Sotomayor and Ginsberg claimed that the travel restrictions were aimed at Muslims, and they cited the Masterpiece decision.

But they ignored the fact that they opposed the Masterpiece ruling.

They did not think, in that case, that state comments exhibiting “obvious religious hostility” were of any account.

Then.

WND reported when the Masterpiece ruling was announced that it was the hostility from Colorado officials that undermined their attack on Jack Phillips’ faith.

“Government hostility toward people of faith has no place in our society, yet the state of Colorado was openly antagonistic toward Jack’s religious beliefs about marriage,” said one of the lawyers for the Masterpiece shop. “The court was right to condemn that. Tolerance and respect for good-faith differences of opinion are essential in a society like ours.
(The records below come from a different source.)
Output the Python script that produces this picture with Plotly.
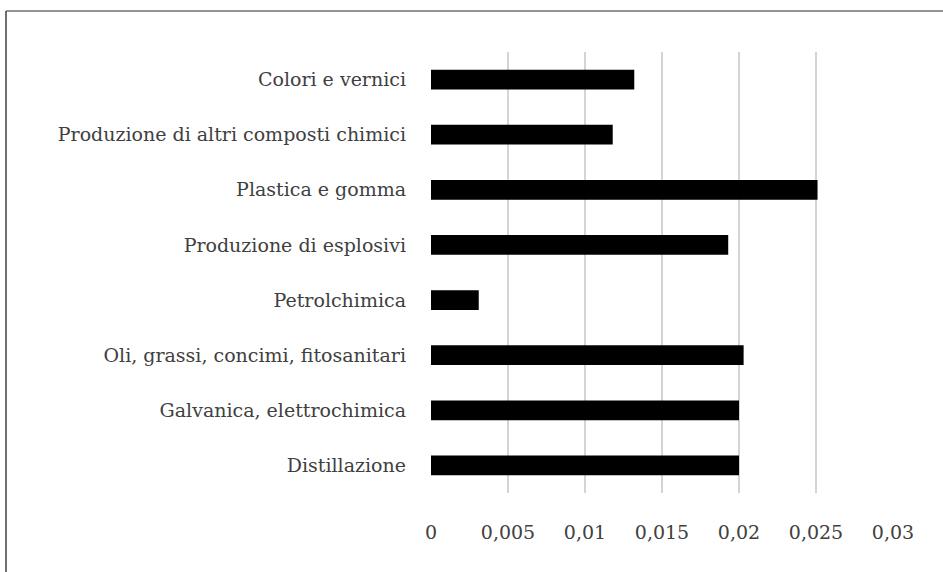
import plotly.graph_objects as go

categories = [
    "Distillazione",
    "Galvanica, elettrochimica",
    "Oli, grassi, concimi, fitosanitari",
    "Petrolchimica",
    "Produzione di esplosivi",
    "Plastica e gomma",
    "Produzione di altri composti chimici",
    "Colori e vernici",
]
values = [0.0200, 0.0200, 0.0203, 0.0031, 0.0193, 0.0251, 0.0118, 0.0132]
tick_vals = [0, 0.005, 0.01, 0.015, 0.02, 0.025, 0.03]
tick_text = ["0", "0,005", "0,01", "0,015", "0,02", "0,025", "0,03"]

W, H = 943, 572
L, R, T, B = 431, 50, 52, 79
pw = W - L - R
ph = H - T - B

def px_to_paper_x(px):
    return (px - L) / pw

def px_to_paper_y(py):
    return (H - B - py) / ph

font_family = "DejaVu Serif"
text_color = "#404040"

fig = go.Figure(
    go.Bar(
        x=values,
        y=categories,
        orientation="h",
        marker=dict(color="#000000", line=dict(width=0)),
        width=0.36,
        hoverinfo="skip",
    )
)

fig.update_layout(
    width=W,
    height=H,
    margin=dict(l=L, r=R, t=T, b=B),
    paper_bgcolor="white",
    plot_bgcolor="white",
    showlegend=False,
    font=dict(family=font_family, size=19, color=text_color),
    xaxis=dict(
        range=[0, 0.03],
        tickvals=tick_vals,
        ticktext=tick_text,
        showgrid=True,
        gridcolor="#d4d4d4",
        gridwidth=1.2,
        zeroline=False,
        showline=False,
        ticks="",
        ticklabelstandoff=26,
        tickfont=dict(family=font_family, size=19, color=text_color),
        fixedrange=True,
    ),
    yaxis=dict(
        categoryorder="array",
        categoryarray=categories,
        range=[-0.5, 7.5],
        showgrid=False,
        zeroline=False,
        showline=False,
        ticks="",
        ticklabelstandoff=24,
        tickfont=dict(family=font_family, size=19, color=text_color),
        fixedrange=True,
    ),
    shapes=[
        dict(type="line", xref="paper", yref="paper",
             x0=px_to_paper_x(6), x1=px_to_paper_x(W + 5),
             y0=px_to_paper_y(11), y1=px_to_paper_y(11),
             line=dict(color="#707070", width=1.5)),
        dict(type="line", xref="paper", yref="paper",
             x0=px_to_paper_x(6), x1=px_to_paper_x(6),
             y0=px_to_paper_y(11), y1=px_to_paper_y(H + 5),
             line=dict(color="#404040", width=1.5)),
    ],
)

fig.write_html(
    "out.html",
    config={"displayModeBar": False, "staticPlot": True},
    post_script="document.body.style.margin='0';document.body.style.padding='0';",
)
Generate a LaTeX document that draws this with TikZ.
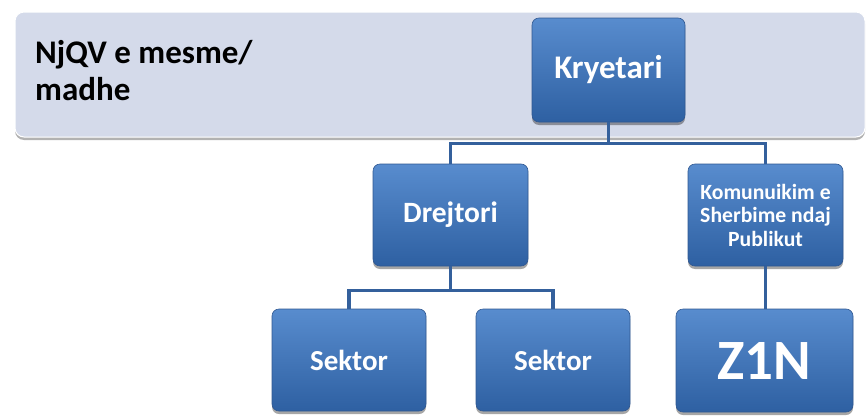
\documentclass[tikz,border=0pt]{standalone}
\usepackage{fontspec}
\setmainfont{Carlito}
\usetikzlibrary{shadows}
\definecolor{bandfill}{RGB}{212,218,234}
\definecolor{boxtop}{RGB}{88,140,206}
\definecolor{boxbot}{RGB}{46,96,162}
\definecolor{boxedge}{RGB}{48,88,145}
\definecolor{linkcol}{RGB}{52,96,156}
\tikzset{
  orgbox/.style={rectangle, rounded corners=7pt, top color=boxtop, bottom color=boxbot,
    draw=boxedge, line width=0.6pt, text=white, font=\bfseries, align=center,
    inner sep=2pt, drop shadow={shadow xshift=0pt, shadow yshift=-3pt, opacity=0.35, fill=black}},
  link/.style={draw=linkcol, line width=3.5pt},
}
\begin{document}
\begin{tikzpicture}[x=1pt,y=-1pt]
\useasboundingbox (0,0) rectangle (867,415);
% band
\node[rectangle, rounded corners=9pt, fill=bandfill, draw=white, line width=1pt,
  minimum width=850pt, minimum height=125pt, inner sep=0pt,
  drop shadow={shadow xshift=0pt, shadow yshift=-3pt, opacity=0.3, fill=black}] (band) at (440,74.5) {};
\node[anchor=base west, inner sep=0pt, font=\fontsize{33}{37}\selectfont\bfseries] (title1) at (35,63) {NjQV e mesme/};
\node[anchor=base west, inner sep=0pt, font=\fontsize{33}{37}\selectfont\bfseries] (title2) at (35,100) {madhe};
% boxes
\node[orgbox, minimum width=153pt, minimum height=104pt, font=\fontsize{33}{36}\selectfont\bfseries] (kry) at (608.5,70) {Kryetari};
\node[orgbox, minimum width=155pt, minimum height=102pt, font=\fontsize{29.5}{36}\selectfont\bfseries] (dre) at (450.5,215) {Drejtori};
\node[orgbox, minimum width=155pt, minimum height=102pt, font=\fontsize{21.7}{23.5}\selectfont\bfseries] (kom) at (765.5,215) {Komunuikim e\\Sherbime ndaj\\Publikut};
\node[orgbox, minimum width=154pt, minimum height=102pt, font=\fontsize{29}{34}\selectfont\bfseries] (sek1) at (349,360) {Sektor};
\node[orgbox, minimum width=154pt, minimum height=102pt, font=\fontsize{29}{34}\selectfont\bfseries] (sek2) at (553,360) {Sektor};
\node[orgbox, minimum width=177pt, minimum height=103pt, font=\fontsize{57}{60}\selectfont\bfseries] (z1n) at (764.5,360.5) {Z1N};
% connectors
\draw[link] (kry.south) -- ++(0,21) -| (dre.north);
\draw[link] (kry.south) -- ++(0,21) -| (kom.north);
\draw[link] (dre.south) -- ++(0,24) -| (sek1.north);
\draw[link] (dre.south) -- ++(0,24) -| (sek2.north);
\draw[link] (kom.south) -- (kom.south |- z1n.north);
\end{tikzpicture}
\end{document}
This decision makes clear that the government must respect Jack’s beliefs about marriage.”

Justice Anthony Kennedy, in an overwhelming 7-2 ruling, said “the record here demonstrates that the commission’s consideration of Phillips’ case was neither tolerant nor respectful of his religious beliefs.”

It’s not the first time the integrity of some of the leftists on the Supreme Court has come under public challenge.

It was during the runup to the 2015 creation by the Supremes of same-sex “marriage” that Ginsburg, and Justice Elena Kagan, both publicly performed same-sex “weddings” even as the issue was being debated in their court.

WND also reported at the time Ginsburg revealed her preferences when she said it “would not take a large adjustment” for Americans “should the justices say gay marriage is constitutional.”

“How can Ginsburg possibly think that it’s proper judicial conduct for her to speak out on this issue while the marriage case is pending before the court?” wondered National Review columnist Ed Whelan at the time. “If she had any sense of her duty to maintain both the appearance and the reality of impartiality, she would recognize that she is now obligated to recuse herself from the case.

“But of course she won’t.”

Despite a formal court motion for her to recuse, she didn’t.

WND at the time contacted the Supreme Court for comment, leaving messages for both Ginsburg and Kagan, but both refused to respond.

Supreme Court staffers also declined to respond to WND requests for copies of or references to any code of ethics that the justices would follow. Most courts stipulate that even the “appearance” of partiality on an issue should be avoided by all judges.